*What is asked*. Copy the data below exactly, omitting any picture it contains.

*Data excerpt*.
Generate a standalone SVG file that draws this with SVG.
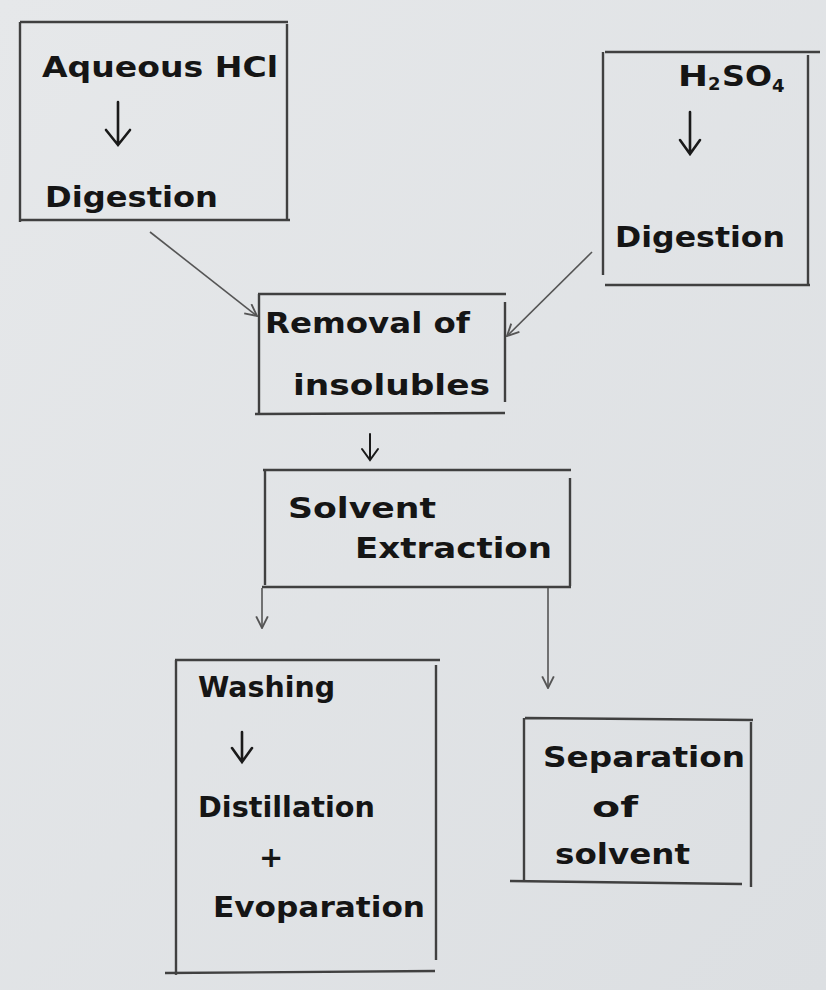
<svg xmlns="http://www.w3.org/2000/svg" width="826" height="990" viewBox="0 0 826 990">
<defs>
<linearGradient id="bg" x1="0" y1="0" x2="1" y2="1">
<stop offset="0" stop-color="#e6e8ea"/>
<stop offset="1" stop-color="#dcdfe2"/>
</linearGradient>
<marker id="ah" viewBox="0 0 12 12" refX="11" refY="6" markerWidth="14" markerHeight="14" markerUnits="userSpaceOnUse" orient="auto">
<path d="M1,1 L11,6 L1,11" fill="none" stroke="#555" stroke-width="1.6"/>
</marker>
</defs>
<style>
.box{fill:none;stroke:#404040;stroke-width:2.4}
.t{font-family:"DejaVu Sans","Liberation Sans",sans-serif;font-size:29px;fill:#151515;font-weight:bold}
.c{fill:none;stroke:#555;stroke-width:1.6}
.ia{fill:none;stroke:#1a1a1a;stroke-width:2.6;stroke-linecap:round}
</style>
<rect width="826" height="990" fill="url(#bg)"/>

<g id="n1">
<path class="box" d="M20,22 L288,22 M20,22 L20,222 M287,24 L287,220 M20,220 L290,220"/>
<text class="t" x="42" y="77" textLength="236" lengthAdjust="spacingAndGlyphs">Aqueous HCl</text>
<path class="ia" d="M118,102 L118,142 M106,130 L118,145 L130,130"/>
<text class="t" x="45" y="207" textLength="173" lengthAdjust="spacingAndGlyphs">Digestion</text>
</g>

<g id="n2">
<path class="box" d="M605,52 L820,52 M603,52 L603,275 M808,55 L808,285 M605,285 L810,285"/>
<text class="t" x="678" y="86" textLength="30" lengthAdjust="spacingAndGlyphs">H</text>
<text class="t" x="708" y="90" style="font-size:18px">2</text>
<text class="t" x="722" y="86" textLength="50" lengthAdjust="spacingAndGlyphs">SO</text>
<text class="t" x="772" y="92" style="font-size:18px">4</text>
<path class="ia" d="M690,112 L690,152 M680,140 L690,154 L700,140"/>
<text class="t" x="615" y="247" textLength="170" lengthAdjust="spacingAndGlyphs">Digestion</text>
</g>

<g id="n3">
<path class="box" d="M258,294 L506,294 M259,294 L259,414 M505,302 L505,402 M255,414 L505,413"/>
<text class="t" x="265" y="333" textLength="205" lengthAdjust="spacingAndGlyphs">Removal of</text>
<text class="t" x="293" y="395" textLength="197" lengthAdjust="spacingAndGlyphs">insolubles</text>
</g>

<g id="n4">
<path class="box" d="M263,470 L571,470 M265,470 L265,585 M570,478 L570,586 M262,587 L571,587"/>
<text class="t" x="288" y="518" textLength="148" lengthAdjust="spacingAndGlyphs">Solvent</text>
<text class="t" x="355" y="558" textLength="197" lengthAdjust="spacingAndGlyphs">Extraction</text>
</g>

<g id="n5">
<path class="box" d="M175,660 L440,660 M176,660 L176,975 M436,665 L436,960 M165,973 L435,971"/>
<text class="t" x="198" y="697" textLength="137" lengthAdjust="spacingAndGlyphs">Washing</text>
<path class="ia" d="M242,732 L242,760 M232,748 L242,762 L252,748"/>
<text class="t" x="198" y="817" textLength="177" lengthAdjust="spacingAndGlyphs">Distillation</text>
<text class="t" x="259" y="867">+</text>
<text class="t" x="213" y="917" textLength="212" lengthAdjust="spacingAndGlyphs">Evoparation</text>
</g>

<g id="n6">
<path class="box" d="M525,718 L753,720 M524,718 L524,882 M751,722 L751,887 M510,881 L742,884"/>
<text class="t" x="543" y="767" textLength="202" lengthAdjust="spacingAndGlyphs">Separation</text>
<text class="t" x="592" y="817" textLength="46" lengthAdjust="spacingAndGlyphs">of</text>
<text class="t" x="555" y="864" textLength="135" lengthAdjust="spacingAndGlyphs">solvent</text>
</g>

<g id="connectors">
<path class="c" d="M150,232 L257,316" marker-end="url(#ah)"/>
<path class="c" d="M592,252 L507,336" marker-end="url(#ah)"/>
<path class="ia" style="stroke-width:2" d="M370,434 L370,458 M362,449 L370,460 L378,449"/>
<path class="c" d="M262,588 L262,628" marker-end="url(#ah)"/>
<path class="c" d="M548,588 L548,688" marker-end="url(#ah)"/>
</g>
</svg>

*Output of the exercise*.
Generate a standalone SVG file that draws this with SVG.
<svg xmlns="http://www.w3.org/2000/svg" width="826" height="990" viewBox="0 0 826 990">
<defs>
<linearGradient id="bg" x1="0" y1="0" x2="1" y2="1">
<stop offset="0" stop-color="#e6e8ea"/>
<stop offset="1" stop-color="#dcdfe2"/>
</linearGradient>
<marker id="ah" viewBox="0 0 12 12" refX="11" refY="6" markerWidth="14" markerHeight="14" markerUnits="userSpaceOnUse" orient="auto">
<path d="M1,1 L11,6 L1,11" fill="none" stroke="#555" stroke-width="1.6"/>
</marker>
</defs>
<style>
.box{fill:none;stroke:#404040;stroke-width:2.4}
.t{font-family:"DejaVu Sans","Liberation Sans",sans-serif;font-size:29px;fill:#151515;font-weight:bold}
.c{fill:none;stroke:#555;stroke-width:1.6}
.ia{fill:none;stroke:#1a1a1a;stroke-width:2.6;stroke-linecap:round}
</style>
<rect width="826" height="990" fill="url(#bg)"/>

<g id="n1">
<path class="box" d="M20,22 L288,22 M20,22 L20,222 M287,24 L287,220 M20,220 L290,220"/>
<text class="t" x="42" y="77" textLength="236" lengthAdjust="spacingAndGlyphs">Aqueous HCl</text>
<path class="ia" d="M118,102 L118,142 M106,130 L118,145 L130,130"/>
<text class="t" x="45" y="207" textLength="173" lengthAdjust="spacingAndGlyphs">Digestion</text>
</g>

<g id="n2">
<path class="box" d="M605,52 L820,52 M603,52 L603,275 M808,55 L808,285 M605,285 L810,285"/>
<text class="t" x="678" y="86" textLength="30" lengthAdjust="spacingAndGlyphs">H</text>
<text class="t" x="708" y="90" style="font-size:18px">2</text>
<text class="t" x="722" y="86" textLength="50" lengthAdjust="spacingAndGlyphs">SO</text>
<text class="t" x="772" y="92" style="font-size:18px">4</text>
<path class="ia" d="M690,112 L690,152 M680,140 L690,154 L700,140"/>
<text class="t" x="615" y="247" textLength="170" lengthAdjust="spacingAndGlyphs">Digestion</text>
</g>

<g id="n3">
<path class="box" d="M258,294 L506,294 M259,294 L259,414 M505,302 L505,402 M255,414 L505,413"/>
<text class="t" x="265" y="333" textLength="205" lengthAdjust="spacingAndGlyphs">Removal of</text>
<text class="t" x="293" y="395" textLength="197" lengthAdjust="spacingAndGlyphs">insolubles</text>
</g>

<g id="n4">
<path class="box" d="M263,470 L571,470 M265,470 L265,585 M570,478 L570,586 M262,587 L571,587"/>
<text class="t" x="288" y="518" textLength="148" lengthAdjust="spacingAndGlyphs">Solvent</text>
<text class="t" x="355" y="558" textLength="197" lengthAdjust="spacingAndGlyphs">Extraction</text>
</g>

<g id="n5">
<path class="box" d="M175,660 L440,660 M176,660 L176,975 M436,665 L436,960 M165,973 L435,971"/>
<text class="t" x="198" y="697" textLength="137" lengthAdjust="spacingAndGlyphs">Washing</text>
<path class="ia" d="M242,732 L242,760 M232,748 L242,762 L252,748"/>
<text class="t" x="198" y="817" textLength="177" lengthAdjust="spacingAndGlyphs">Distillation</text>
<text class="t" x="259" y="867">+</text>
<text class="t" x="213" y="917" textLength="212" lengthAdjust="spacingAndGlyphs">Evoparation</text>
</g>

<g id="n6">
<path class="box" d="M525,718 L753,720 M524,718 L524,882 M751,722 L751,887 M510,881 L742,884"/>
<text class="t" x="543" y="767" textLength="202" lengthAdjust="spacingAndGlyphs">Separation</text>
<text class="t" x="592" y="817" textLength="46" lengthAdjust="spacingAndGlyphs">of</text>
<text class="t" x="555" y="864" textLength="135" lengthAdjust="spacingAndGlyphs">solvent</text>
</g>

<g id="connectors">
<path class="c" d="M150,232 L257,316" marker-end="url(#ah)"/>
<path class="c" d="M592,252 L507,336" marker-end="url(#ah)"/>
<path class="ia" style="stroke-width:2" d="M370,434 L370,458 M362,449 L370,460 L378,449"/>
<path class="c" d="M262,588 L262,628" marker-end="url(#ah)"/>
<path class="c" d="M548,588 L548,688" marker-end="url(#ah)"/>
</g>
</svg>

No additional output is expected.